Israel’s political tradition seeks expansion if possible; if not possible, it seeks a balance of power with its enemies. If that is not possible, it seeks to be held harmless from its avowed foes. If that is not possible, it is willing to wage total war to punish the enemy population until it accepts at least a cold peace. (I mean by "total war" war on the civilian population in which the guerrilla group is embedded, as for instance dropping a million cluster bombs on the farms of south Lebanon in 2006 or half-starving Gazan children in 2007-2008, methods illegal in international law but routinely deployed by Israeli leaders and defended by most Zionists everywhere.) Where necessary, Israel is willing to give up territorial expansion to get the cold peace.
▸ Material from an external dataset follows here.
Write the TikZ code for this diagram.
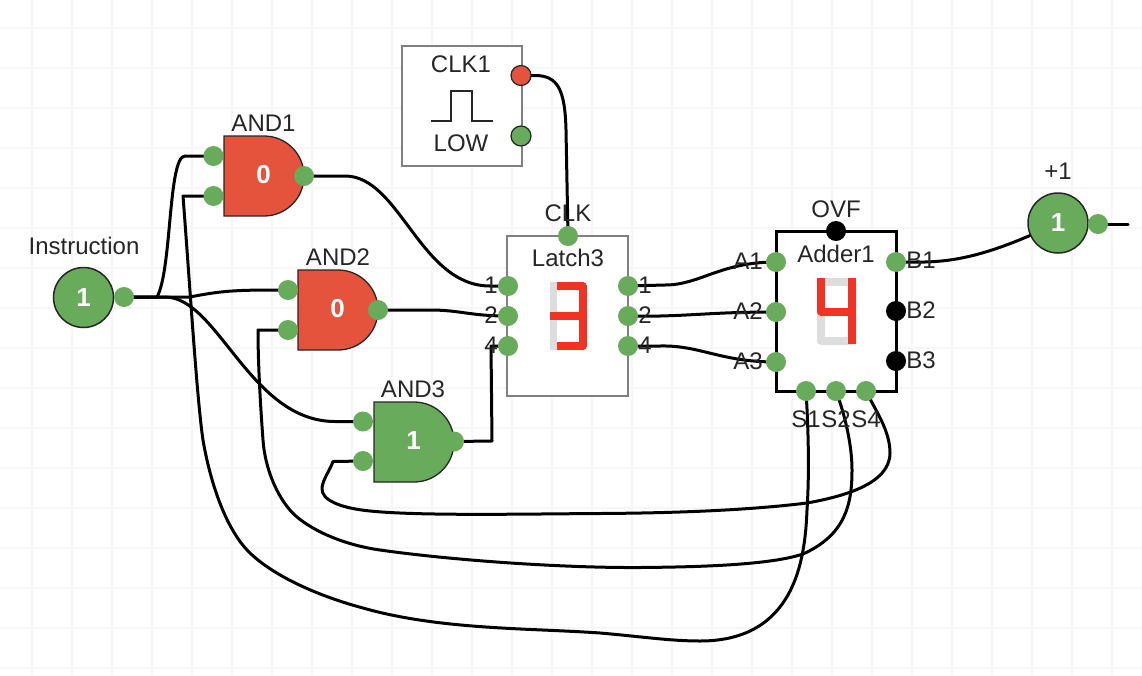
\documentclass[tikz,border=0pt]{standalone}
\usepackage{fontspec}
\setmainfont{Liberation Sans}
\pgfdeclarelayer{bg}
\pgfdeclarelayer{wires}
\pgfsetlayers{bg,wires,main}
\definecolor{okgreen}{HTML}{67AB5B}
\definecolor{badred}{HTML}{E5533D}
\definecolor{segred}{HTML}{F03322}
\definecolor{seggray}{HTML}{DDDDDD}
\definecolor{boxgray}{HTML}{808080}
\definecolor{inkdark}{HTML}{262626}
\definecolor{gridline}{HTML}{F6F6F6}
\tikzset{
  every node/.style={text=inkdark},
  gpin/.style={circle,fill=okgreen,minimum size=20pt,inner sep=0pt},
  kpin/.style={circle,fill=black,minimum size=20pt,inner sep=0pt},
  rimpin/.style={circle,draw=inkdark,line width=1.2pt,minimum size=20pt,inner sep=0pt},
  lab/.style={inner sep=0pt,font=\fontsize{24}{24}\selectfont},
  val/.style={inner sep=0pt,text=white,font=\fontsize{26}{26}\selectfont\bfseries},
  gatebody/.style={draw=inkdark,line width=1.3pt},
  wire/.style={draw=black,line width=3pt,line cap=round,line join=round},
  lampnode/.style={circle,draw=inkdark,line width=1.5pt,fill=okgreen,minimum size=60pt,inner sep=0pt,text=white,font=\fontsize{26}{26}\selectfont\bfseries},
  seg/.style={line width=7.5pt,line cap=butt,line join=round},
  chipgray/.style={draw=boxgray,fill=white,line width=2.5pt},
  chipblack/.style={draw=black,fill=white,line width=3pt}
}
\begin{document}
\begin{tikzpicture}[x=1pt,y=-1pt]
\useasboundingbox (0,0) rectangle (1142,675);
\begin{pgfonlayer}{bg}
  \fill[white] (0,0) rectangle (1142,675);
  \foreach \gx in {32,72,...,1112} \draw[gridline,line width=2pt] (\gx,0) -- (\gx,675);
  \foreach \gy in {28,68,...,668} \draw[gridline,line width=2pt] (0,\gy) -- (1142,\gy);
\end{pgfonlayer}

% Input lamp
\node[lampnode] (inst) at (83.5,297.5) {1};
\node[gpin] (instout) at (124,297) {};
\node[lab] (instlab) at (84,246) {Instruction};

% Gates
\draw[gatebody,fill=badred] (224,136) -- (264,136) arc[start angle=-90,end angle=90,radius=40] -- (224,216) -- cycle;
\draw[gatebody,fill=badred] (298,270) -- (338,270) arc[start angle=-90,end angle=90,radius=40] -- (298,350) -- cycle;
\draw[gatebody,fill=okgreen] (374,402) -- (414,402) arc[start angle=-90,end angle=90,radius=40] -- (374,482) -- cycle;
\node[val] (g1val) at (263.5,175) {0};
\node[val] (g2val) at (337.5,309) {0};
\node[val] (g3val) at (413.5,441) {1};
\node[lab] (g1lab) at (263.5,123) {AND1};
\node[lab] (g2lab) at (338,257) {AND2};
\node[lab] (g3lab) at (413,389) {AND3};
\node[gpin] (g1a) at (213.5,156) {};
\node[gpin] (g1b) at (213.5,196) {};
\node[gpin] (g1o) at (304,176) {};
\node[gpin] (g2a) at (288,290) {};
\node[gpin] (g2b) at (288,330) {};
\node[gpin] (g2o) at (378,310) {};
\node[gpin] (g3a) at (363,421.5) {};
\node[gpin] (g3b) at (363,461) {};
\node[gpin] (g3o) at (454,441.5) {};

% Clock
\draw[chipgray] (402,46) rectangle (522,166);
\node[lab] (clklab) at (461,64) {CLK1};
\node[lab] (clklow) at (461,143) {LOW};
\draw[inkdark,line width=1.4pt] (431,121) -- (451,121) -- (451,91) -- (472,91) -- (472,121) -- (493,121);
\node[rimpin,fill=badred] (clkhi) at (521,75.5) {};
\node[rimpin,fill=okgreen] (clklo) at (521,136) {};

% Latch
\draw[chipgray] (507,236) rectangle (628,396);
\node[lab] (latchtitle) at (568,258) {Latch3};
\node[lab] (latchclk) at (568,213) {CLK};
\draw[seg,seggray] (553.5,282) -- (553.5,350);
\draw[seg,segred] (557,286) -- (583,286) -- (583,346) -- (557,346);
\draw[seg,segred] (550,316) -- (587,316);
\node[gpin] (lclk) at (568,236) {};
\node[gpin] (li1) at (508,286) {};
\node[gpin] (li2) at (508,316) {};
\node[gpin] (li4) at (508,346) {};
\node[gpin] (lo1) at (628,286) {};
\node[gpin] (lo2) at (628,316) {};
\node[gpin] (lo4) at (628,346) {};
\node[lab] (lli1) at (491,285) {1};
\node[lab] (lli2) at (491,315) {2};
\node[lab] (lli4) at (491,345) {4};
\node[lab] (llo1) at (645,285) {1};
\node[lab] (llo2) at (645,315) {2};
\node[lab] (llo4) at (645,345) {4};

% Adder
\draw[chipblack] (776,231) rectangle (896,391);
\node[lab] (addlab) at (836,254) {Adder1};
\node[lab] (ovflab) at (836,209) {OVF};
\draw[seg,seggray] (821,312) -- (821,341) -- (852,341);
\draw[seg,seggray] (821,282) -- (852,282);
\draw[seg,segred] (821,278) -- (821,312) -- (856,312);
\draw[seg,segred] (852,278) -- (852,344);
\node[kpin] (ovf) at (836,231) {};
\node[gpin] (a1) at (776,262) {};
\node[gpin] (a2) at (776,312) {};
\node[gpin] (a3) at (776,362) {};
\node[gpin] (b1) at (896,262) {};
\node[kpin] (b2) at (896,311) {};
\node[kpin] (b3) at (896,361) {};
\node[gpin] (s1) at (806,391) {};
\node[gpin] (s2) at (836,391) {};
\node[gpin] (s4) at (866,391) {};
\node[lab] (la1) at (748,261) {A1};
\node[lab] (la2) at (748,311) {A2};
\node[lab] (la3) at (748,361) {A3};
\node[lab] (lb1) at (921,260) {B1};
\node[lab] (lb2) at (921,310) {B2};
\node[lab] (lb3) at (921,360) {B3};
\node[lab] (ls1) at (806,419) {S1};
\node[lab] (ls2) at (836,419) {S2};
\node[lab] (ls4) at (866,419) {S4};

% Output lamp
\node[lampnode] (plusone) at (1058,223) {1};
\node[gpin] (plusout) at (1098,224) {};
\node[lab] (pluslab) at (1058,171) {+1};
\coordinate (plusend) at (1128,224);

\begin{pgfonlayer}{wires}
  % Instruction fan-out
  \draw[wire] (instout.center) -- (157,297) .. controls (172,270) and (168,156) .. (185,156) -- (g1a.center);
  \draw[wire] (instout.center) -- (190,297) .. controls (225,290) and (240,290) .. (g2a.center);
  \draw[wire] (instout.center) -- (165,297) .. controls (218,297) and (250,421.5) .. (335,421.5) -- (g3a.center);
  % Gate outputs
  \draw[wire] (g1o.center) -- (345,176) .. controls (400,176) and (420,286) .. (490,286) -- (li1.center);
  \draw[wire] (g2o.center) -- (430,310) .. controls (460,310) and (470,316) .. (li2.center);
  \draw[wire] (g3o.center) -- (492,441) -- (491,346) -- (li4.center);
  % Clock
  \draw[wire] (clkhi.center) -- (535,75.5) .. controls (558,75.5) and (565,90) .. (566,130) -- (lclk.center);
  % Latch to adder
  \draw[wire] (lo1.center) -- (665,285) .. controls (700,285) and (720,262) .. (a1.center);
  \draw[wire] (lo2.center) -- (660,316) .. controls (700,315) and (720,312) .. (a2.center);
  \draw[wire] (lo4.center) -- (660,346) .. controls (700,345) and (720,362) .. (a3.center);
  % Adder to lamp
  \draw[wire] (b1.center) -- (925,262) .. controls (965,261) and (1000,250) .. (plusone.center);
  \draw[wire] (plusout.center) -- (plusend);
  % Feedback loops
  \draw[wire] (s4.center) .. controls (875,410) and (890,430) .. (890,453)
     .. controls (890,485) and (840,497) .. (807,503)
     .. controls (750,510) and (680,513) .. (600,513.5)
     .. controls (520,514) and (420,516) .. (370,511)
     .. controls (340,508) and (321,500) .. (322,488)
     .. controls (322.5,480) and (330,470) .. (333,461.5) -- (g3b.center);
  \draw[wire] (s2.center) .. controls (845,415) and (852,445) .. (852,470)
     .. controls (852,505) and (845,535) .. (803,554)
     .. controls (770,565) and (700,567) .. (640,567.5)
     .. controls (560,568) and (450,560) .. (380,550)
     .. controls (345,545) and (315,532) .. (297,517)
     .. controls (279,502) and (265,470) .. (263,440)
     .. controls (260,400) and (258,360) .. (258,330) -- (g2b.center);
  \draw[wire] (s1.center) .. controls (809,440) and (809,480) .. (807,510)
     .. controls (805,560) and (795,641) .. (700,641)
     .. controls (670,641) and (640,636.4) .. (600,633)
     .. controls (530,628) and (440,630) .. (363,608)
     .. controls (320,596.5) and (275,577) .. (250,553)
     .. controls (222,526) and (208,470) .. (203,440)
     .. controls (197,400) and (190,287) .. (183,196) -- (g1b.center);
\end{pgfonlayer}
\end{tikzpicture}
\end{document}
Say what? My brain froze at the first sentence: Israelis have debated expansionism since the 1950s and its opponents have at times prevailed (he knows this because he quotes Moshe Sharett, a dove who only became prime minister, after all.) And "expansionism" is in itself reductive: Does it embrace only the Yitzhak Shamirs, who indeed made an ideology of acquiring territory? Or the Moshe Dayans and Yigal Allons, who sought what they believed were survivable borders? Or the Yitzhak Rabins, who were never invested in permanently holding occupied lands, and who turned on it with a vengeance?

What drives me even crazier about this is that Cole (rightly) resists cheap narratives when it comes to Arabs, to Iranians, to Muslims and to Palestinians in particular. So why does he reduce Israel’s "political tradition" to a role Larry Hagman might have played?

But I won’t count him among the clowns; he has valuable insights into issues where he can actually claim expertise, and even this post is not without value: His conclusion, about the futility of wishing away the Palestinians, is worth reading, and so is his four point outline of "the new repertoires of struggle against Israel."

Meantime, back to substance, Andrew Sullivan at the Atlantic and Noah Pollak at Commentary are having a bracing debate on "proportionality." Sullivan bases his arguments on the Catechism, which he admits might not fly in Israel.